_WHAT IS EXPECTED_
Starting with the first line below, extract each line through the one that contains "xs.map((x, i) =>", inclusive, excluding pictures.

-=-=-=-=-

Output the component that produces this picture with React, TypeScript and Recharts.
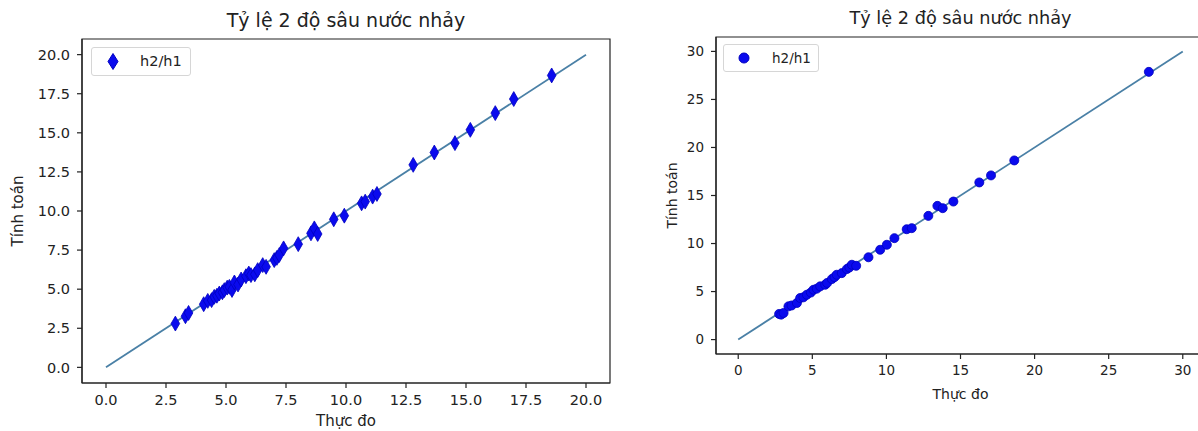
import {
  ScatterChart,
  Scatter,
  XAxis,
  YAxis,
  ReferenceArea,
  Legend,
} from "recharts";

const TITLE = "Tỷ lệ 2 độ sâu nước nhảy";
const X_LABEL = "Thực đo";
const Y_LABEL = "Tính toán";
const SERIES_NAME = "h2/h1";

// left panel (diamonds)
const leftMeasured = [
  2.89, 3.31, 3.44, 4.07, 4.24, 4.4, 4.51, 4.62, 4.72, 4.85, 4.93, 5.05, 5.14,
  5.25, 5.35, 5.5, 5.63, 5.83, 5.95, 6.04, 6.2, 6.32, 6.53, 6.67, 7.01, 7.12,
  7.22, 7.4, 8.01, 8.54, 8.68, 8.82, 9.49, 9.93, 10.65, 10.8, 11.11, 11.29,
  12.8, 13.68, 14.54, 15.18, 16.22, 16.99, 18.57,
];
const leftComputed = [
  2.8, 3.27, 3.48, 4.04, 4.25, 4.3, 4.51, 4.58, 4.72, 4.8, 4.94, 5.1, 5.15,
  4.95, 5.43, 5.3, 5.62, 5.83, 6.0, 5.9, 5.95, 6.22, 6.54, 6.43, 6.86, 7.0,
  7.18, 7.61, 7.88, 8.57, 8.89, 8.53, 9.47, 9.7, 10.49, 10.6, 10.92, 11.09,
  12.95, 13.74, 14.34, 15.19, 16.26, 17.16, 18.67,
];
const leftLine = [0, 20];
const leftTicks = [0, 2.5, 5, 7.5, 10, 12.5, 15, 17.5, 20];

// right panel (circles)
const rightMeasured = [
  2.76, 2.9, 3.06, 3.39, 3.6, 3.96, 4.18, 4.4, 4.63, 4.9, 5.08, 5.3, 5.53,
  5.87, 6.0, 6.32, 6.5, 6.65, 6.99, 7.33, 7.5, 7.67, 7.96, 8.79, 9.58, 10.03,
  10.54, 11.37, 11.71, 12.83, 13.44, 13.8, 14.52, 16.27, 17.06, 18.63, 27.71,
];
const rightComputed = [
  2.67, 2.6, 2.77, 3.46, 3.55, 3.81, 4.33, 4.4, 4.67, 4.9, 5.19, 5.3, 5.54,
  5.71, 5.9, 6.3, 6.5, 6.75, 6.92, 7.34, 7.5, 7.79, 7.68, 8.57, 9.35, 9.87,
  10.56, 11.49, 11.6, 12.88, 13.92, 13.68, 14.37, 16.36, 17.09, 18.65, 27.87,
];
const rightLine = [0, 30];
const rightTicks = [0, 5, 10, 15, 20, 25, 30];

const FONT = "DejaVu Sans";
const INK = "#222";
const LINE_COLOR = "#4a80a6";
const MARK_COLOR = "#0a0aee";
const MARK_EDGE = "#0000c0";

const toPoints = (xs: number[], ys: number[]) =>
  xs.map((x, i) => ({ x, y: ys[i] }));

function LegendBox({
  shape,
  width,
  height,
  fontSize,
  markX,
  textX,
}: {
  shape: "diamond" | "circle";
  width: number;
  height: number;
  fontSize: number;
  markX: number;
  textX: number;
}) {
  const cy = height / 2;
  return (
    <div
      style={{
        position: "relative",
        width,
        height,
        boxSizing: "border-box",
        border: "1px solid #d6d6d6",
        borderRadius: 3,
        background: "rgba(255,255,255,0.8)",
        fontFamily: FONT,
        fontSize,
        color: INK,
      }}
    >
      <svg
        width={width}
        height={height}
        style={{ position: "absolute", left: -1, top: -1 }}
      >
        {shape === "diamond" ? (
          <polygon
            points={`${markX},${cy - 8} ${markX + 5},${cy} ${markX},${cy + 8} ${markX - 5},${cy}`}
            fill={MARK_COLOR}
            stroke={MARK_EDGE}
          />
        ) : (
          <circle cx={markX} cy={cy} r={5} fill={MARK_COLOR} stroke={MARK_EDGE} />
        )}
      </svg>
      <span
        style={{
          position: "absolute",
          left: textX,
          top: 0,
          lineHeight: `${height - 2}px`,
        }}
      >
        {SERIES_NAME}
      </span>
    </div>
  );
}

export default function App() {
  const leftData = toPoints(leftMeasured, leftComputed);
  const rightData = toPoints(rightMeasured, rightComputed);
  const leftLineData = toPoints(leftLine, leftLine);
  const rightLineData = toPoints(rightLine, rightLine);

  const tickL = { fill: INK, fontSize: 14.5, fontFamily: FONT };
  const tickR = { fill: INK, fontSize: 13.5, fontFamily: FONT };
  const axisLine = { stroke: INK, strokeWidth: 1.2 };

  return (
    <div
      style={{
        position: "absolute",
        left: 0,
        top: 0,
        width: 1198,
        height: 431,
        overflow: "hidden",
        background: "#fff",
      }}
    >
      {/* left panel */}
      <div
        style={{
          position: "absolute",
          left: 82,
          top: 9,
          width: 528,
          textAlign: "center",
          fontFamily: FONT,
          fontSize: 19,
          color: INK,
        }}
      >
        {TITLE}
      </div>
      <div style={{ position: "absolute", left: 0, top: 0 }}>
        <ScatterChart
          width={620}
          height={431}
          margin={{ top: 39, right: 10, bottom: 5, left: 18 }}
        >
          <XAxis
            type="number"
            dataKey="x"
            domain={[-1, 21]}
            ticks={leftTicks}
            interval={0}
            tickFormatter={(v: number) => v.toFixed(1)}
            tick={tickL}
            tickSize={5}
            tickMargin={7}
            axisLine={axisLine}
            tickLine={axisLine}
            height={43}
            allowDataOverflow
            label={{
              value: X_LABEL,
              position: "insideBottom",
              offset: 0,
              style: { fill: INK, fontSize: 15, fontFamily: FONT },
            }}
          />
          <YAxis
            type="number"
            dataKey="y"
            domain={[-1, 21]}
            ticks={leftTicks}
            interval={0}
            tickFormatter={(v: number) => v.toFixed(1)}
            tick={tickL}
            tickSize={5}
            tickMargin={7}
            axisLine={axisLine}
            tickLine={axisLine}
            width={64}
            allowDataOverflow
            label={{
              value: Y_LABEL,
              angle: -90,
              position: "insideLeft",
              offset: 0,
              style: {
                fill: INK,
                fontSize: 15,
                fontFamily: FONT,
                textAnchor: "middle",
              },
            }}
          />
          <ReferenceArea
            x1={-1}
            x2={21}
            y1={-1}
            y2={21}
            fill="none"
            stroke={INK}
            strokeWidth={1.2}
          />
          <Scatter
            data={leftLineData}
            line={{ stroke: LINE_COLOR, strokeWidth: 1.8 }}
            shape={() => <g />}
            legendType="none"
            isAnimationActive={false}
          />
          <Scatter
            name={SERIES_NAME}
            data={leftData}
            shape="diamond"
            size={80}
            fill={MARK_COLOR}
            stroke={MARK_EDGE}
            strokeWidth={0.8}
            isAnimationActive={false}
          />
          <Legend
            layout="horizontal"
            verticalAlign="middle"
            align="center"
            wrapperStyle={{ left: 91, top: 47, width: "auto" }}
            content={() => (
              <LegendBox
                shape="diamond"
                width={100}
                height={29}
                fontSize={14.5}
                markX={22}
                textX={48}
              />
            )}
          />
        </ScatterChart>
      </div>

      {/* right panel */}
      <div
        style={{
          position: "absolute",
          left: 716,
          top: 8,
          width: 489,
          textAlign: "center",
          fontFamily: FONT,
          fontSize: 17.7,
          color: INK,
        }}
      >
        {TITLE}
      </div>
      <div style={{ position: "absolute", left: 620, top: 0 }}>
        <ScatterChart
          width={600}
          height={431}
          margin={{ top: 37, right: 15, bottom: 32, left: 52 }}
        >
          <XAxis
            type="number"
            dataKey="x"
            domain={[-1.5, 31.5]}
            ticks={rightTicks}
            interval={0}
            tick={tickR}
            tickSize={5}
            tickMargin={6}
            axisLine={axisLine}
            tickLine={axisLine}
            height={45}
            allowDataOverflow
            label={{
              value: X_LABEL,
              position: "insideBottom",
              offset: 0,
              style: { fill: INK, fontSize: 14, fontFamily: FONT },
            }}
          />
          <YAxis
            type="number"
            dataKey="y"
            domain={[-1.5, 31.5]}
            ticks={rightTicks}
            interval={0}
            tick={tickR}
            tickSize={5}
            tickMargin={7}
            axisLine={axisLine}
            tickLine={axisLine}
            width={44}
            allowDataOverflow
            label={{
              value: Y_LABEL,
              angle: -90,
              position: "insideLeft",
              offset: 0,
              style: {
                fill: INK,
                fontSize: 14,
                fontFamily: FONT,
                textAnchor: "middle",
              },
            }}
          />
          <ReferenceArea
            x1={-1.5}
            x2={31.5}
            y1={-1.5}
            y2={31.5}
            fill="none"
            stroke={INK}
            strokeWidth={1.2}
          />
          <Scatter
            data={rightLineData}
            line={{ stroke: LINE_COLOR, strokeWidth: 1.8 }}
            shape={() => <g />}
            legendType="none"
            isAnimationActive={false}
          />
          <Scatter
            name={SERIES_NAME}
            data={rightData}
            shape="circle"
            fill={MARK_COLOR}
            stroke={MARK_EDGE}
            strokeWidth={0.8}
            size={72}
            isAnimationActive={false}
          />
          <Legend
            layout="horizontal"
            verticalAlign="middle"
            align="center"
            wrapperStyle={{ left: 103, top: 44, width: "auto" }}
            content={() => (
              <LegendBox
                shape="circle"
                width={96}
                height={28}
                fontSize={13.5}
                markX={21}
                textX={48}
              />
            )}
          />
        </ScatterChart>
      </div>
    </div>
  );
}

-=-=-=-=-

_EXERCISE RESULT_
Output the component that produces this picture with React, TypeScript and Recharts.
import {
  ScatterChart,
  Scatter,
  XAxis,
  YAxis,
  ReferenceArea,
  Legend,
} from "recharts";

const TITLE = "Tỷ lệ 2 độ sâu nước nhảy";
const X_LABEL = "Thực đo";
const Y_LABEL = "Tính toán";
const SERIES_NAME = "h2/h1";

// left panel (diamonds)
const leftMeasured = [
  2.89, 3.31, 3.44, 4.07, 4.24, 4.4, 4.51, 4.62, 4.72, 4.85, 4.93, 5.05, 5.14,
  5.25, 5.35, 5.5, 5.63, 5.83, 5.95, 6.04, 6.2, 6.32, 6.53, 6.67, 7.01, 7.12,
  7.22, 7.4, 8.01, 8.54, 8.68, 8.82, 9.49, 9.93, 10.65, 10.8, 11.11, 11.29,
  12.8, 13.68, 14.54, 15.18, 16.22, 16.99, 18.57,
];
const leftComputed = [
  2.8, 3.27, 3.48, 4.04, 4.25, 4.3, 4.51, 4.58, 4.72, 4.8, 4.94, 5.1, 5.15,
  4.95, 5.43, 5.3, 5.62, 5.83, 6.0, 5.9, 5.95, 6.22, 6.54, 6.43, 6.86, 7.0,
  7.18, 7.61, 7.88, 8.57, 8.89, 8.53, 9.47, 9.7, 10.49, 10.6, 10.92, 11.09,
  12.95, 13.74, 14.34, 15.19, 16.26, 17.16, 18.67,
];
const leftLine = [0, 20];
const leftTicks = [0, 2.5, 5, 7.5, 10, 12.5, 15, 17.5, 20];

// right panel (circles)
const rightMeasured = [
  2.76, 2.9, 3.06, 3.39, 3.6, 3.96, 4.18, 4.4, 4.63, 4.9, 5.08, 5.3, 5.53,
  5.87, 6.0, 6.32, 6.5, 6.65, 6.99, 7.33, 7.5, 7.67, 7.96, 8.79, 9.58, 10.03,
  10.54, 11.37, 11.71, 12.83, 13.44, 13.8, 14.52, 16.27, 17.06, 18.63, 27.71,
];
const rightComputed = [
  2.67, 2.6, 2.77, 3.46, 3.55, 3.81, 4.33, 4.4, 4.67, 4.9, 5.19, 5.3, 5.54,
  5.71, 5.9, 6.3, 6.5, 6.75, 6.92, 7.34, 7.5, 7.79, 7.68, 8.57, 9.35, 9.87,
  10.56, 11.49, 11.6, 12.88, 13.92, 13.68, 14.37, 16.36, 17.09, 18.65, 27.87,
];
const rightLine = [0, 30];
const rightTicks = [0, 5, 10, 15, 20, 25, 30];

const FONT = "DejaVu Sans";
const INK = "#222";
const LINE_COLOR = "#4a80a6";
const MARK_COLOR = "#0a0aee";
const MARK_EDGE = "#0000c0";

const toPoints = (xs: number[], ys: number[]) =>
  xs.map((x, i) => ({ x, y: ys[i] }));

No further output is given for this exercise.